-- SOURCE DATA start --

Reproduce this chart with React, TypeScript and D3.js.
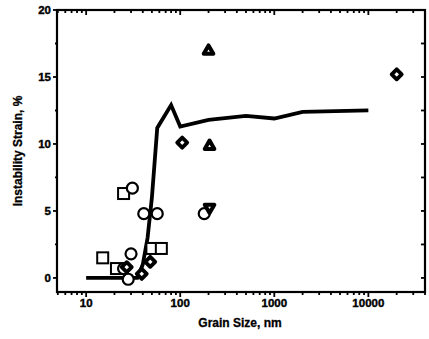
import React from "react";
import * as d3 from "d3";

const W = 429;
const H = 339;

// Data (grain size nm, instability strain %)
const lineX = [10, 35, 40, 45, 50, 57, 80, 100, 200, 500, 1000, 2000, 10000];
const lineY = [0, 0, 1.0, 3.0, 6.0, 11.2, 12.9, 11.3, 11.8, 12.1, 11.9, 12.4, 12.5];

const squareX = [15, 21, 25, 50, 63];
const squareY = [1.5, 0.7, 6.3, 2.2, 2.2];

const circleX = [31, 41, 57, 30, 25, 28, 180];
const circleY = [6.7, 4.8, 4.8, 1.8, 0.7, -0.1, 4.8];

const diamondX = [27, 39, 48, 105, 20000];
const diamondY = [0.8, 0.3, 1.2, 10.1, 15.2];

const triUpX = [200, 205];
const triUpY = [17, 9.9];

const triDownX = [205];
const triDownY = [5.2];

const yTicks = [0, 5, 10, 15, 20];
const xTicks = [10, 100, 1000, 10000];

const left = 57, right = 425, top = 10, bottom = 292;

export default function App() {
  const x = d3.scaleLog().domain([4.9, 40000]).range([left, right]);
  const y = d3.scaleLinear().domain([-1.05, 20]).range([bottom, top]);

  const line = d3.line<number>()
    .x((_, i) => x(lineX[i]))
    .y((d) => y(d))
    .curve(d3.curveLinear);

  const minorX: number[] = [];
  for (let e = 0; e <= 4; e++) {
    for (let m = 1; m <= 9; m++) {
      const v = m * Math.pow(10, e);
      if (v >= 5 && v <= 40000) minorX.push(v);
    }
  }
  const yMinor = d3.range(0, 20.01, 2.5);

  const sq = 5.5;
  const font = "'Liberation Sans', Arial, sans-serif";

  return (
    <svg width={W} height={H} style={{ position: "absolute", left: 0, top: 0, background: "#fff" }}>
      {/* frame */}
      <rect x={left} y={top} width={right - left} height={bottom - top} fill="none" stroke="#000" strokeWidth={2.2} />
      {/* x ticks */}
      {minorX.map((v, i) => {
        const major = Math.abs(Math.log10(v) - Math.round(Math.log10(v))) < 1e-9;
        const len = major ? 5 : 3;
        return (
          <g key={"xt" + i}>
            <line x1={x(v)} x2={x(v)} y1={bottom} y2={bottom + len} stroke="#000" strokeWidth={1.8} />
            <line x1={x(v)} x2={x(v)} y1={top} y2={top + len} stroke="#000" strokeWidth={1.8} />
          </g>
        );
      })}
      {xTicks.map((v) => (
        <text key={"xl" + v} x={x(v)} y={307} textAnchor="middle" fontFamily={font} fontWeight="bold" fontSize={11.5} stroke="#000" strokeWidth={0.4}>
          {v}
        </text>
      ))}
      {/* y ticks */}
      {yMinor.map((v, i) => {
        const major = v % 5 === 0;
        return (
          <g key={"yt" + i}>
            <line x1={left - (major ? 4 : 2)} x2={left} y1={y(v)} y2={y(v)} stroke="#000" strokeWidth={1.8} />
            <line x1={right - 4} x2={right} y1={y(v)} y2={y(v)} stroke="#000" strokeWidth={1.8} />
          </g>
        );
      })}
      {yTicks.map((v) => (
        <text key={"yl" + v} x={left - 6} y={y(v) + 4} textAnchor="end" fontFamily={font} fontWeight="bold" fontSize={11.5} stroke="#000" strokeWidth={0.4}>
          {v}
        </text>
      ))}
      {/* axis labels */}
      <text x={240} y={327} textAnchor="middle" fontFamily={font} fontWeight="bold" fontSize={12} stroke="#000" strokeWidth={0.3}>
        Grain Size, nm
      </text>
      <text
        transform={`translate(22, ${(top + bottom) / 2}) rotate(-90)`}
        textAnchor="middle"
        fontFamily={font}
        fontWeight="bold"
        fontSize={12}
        stroke="#000"
        strokeWidth={0.3}
      >
        Instability Strain, %
      </text>

      {/* line */}
      <path d={line(lineY) || ""} fill="none" stroke="#000" strokeWidth={3.8} strokeLinejoin="miter" />

      {/* squares */}
      {squareX.map((v, i) => (
        <rect key={"s" + i} x={x(v) - sq} y={y(squareY[i]) - sq} width={sq * 2} height={sq * 2} fill="#fff" stroke="#000" strokeWidth={2} />
      ))}
      {/* circles */}
      {circleX.map((v, i) => (
        <circle key={"c" + i} cx={x(v)} cy={y(circleY[i])} r={5.5} fill="#fff" stroke="#000" strokeWidth={2.2} />
      ))}
      {/* diamonds */}
      {diamondX.map((v, i) => {
        const cx = x(v), cy = y(diamondY[i]), r = 5;
        return (
          <path key={"d" + i} d={`M${cx},${cy - r}L${cx + r},${cy}L${cx},${cy + r}L${cx - r},${cy}Z`} fill="#fff" stroke="#000" strokeWidth={3.8} strokeLinejoin="round" />
        );
      })}
      {/* triangles up */}
      {triUpX.map((v, i) => {
        const cx = x(v), cy = y(triUpY[i]), r = 4.8;
        return (
          <path key={"tu" + i} d={`M${cx},${cy - r}L${cx + r},${cy + r * 0.75}L${cx - r},${cy + r * 0.75}Z`} fill="#fff" stroke="#000" strokeWidth={4} strokeLinejoin="round" />
        );
      })}
      {/* triangles down */}
      {triDownX.map((v, i) => {
        const cx = x(v), cy = y(triDownY[i]), r = 4.8;
        return (
          <path key={"td" + i} d={`M${cx},${cy + r}L${cx + r},${cy - r * 0.75}L${cx - r},${cy - r * 0.75}Z`} fill="#fff" stroke="#000" strokeWidth={4} strokeLinejoin="round" />
        );
      })}
    </svg>
  );
}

-- SOURCE DATA end --

▸ **WHAT IS ASKED**
Write out nothing but the lines from the start of the data through the line with "const triDownY = [5.2];". Leave out the pictures.

▸ **WRITTEN RESPONSE**
Reproduce this chart with React, TypeScript and D3.js.
import React from "react";
import * as d3 from "d3";

const W = 429;
const H = 339;

// Data (grain size nm, instability strain %)
const lineX = [10, 35, 40, 45, 50, 57, 80, 100, 200, 500, 1000, 2000, 10000];
const lineY = [0, 0, 1.0, 3.0, 6.0, 11.2, 12.9, 11.3, 11.8, 12.1, 11.9, 12.4, 12.5];

const squareX = [15, 21, 25, 50, 63];
const squareY = [1.5, 0.7, 6.3, 2.2, 2.2];

const circleX = [31, 41, 57, 30, 25, 28, 180];
const circleY = [6.7, 4.8, 4.8, 1.8, 0.7, -0.1, 4.8];

const diamondX = [27, 39, 48, 105, 20000];
const diamondY = [0.8, 0.3, 1.2, 10.1, 15.2];

const triUpX = [200, 205];
const triUpY = [17, 9.9];

const triDownX = [205];
const triDownY = [5.2];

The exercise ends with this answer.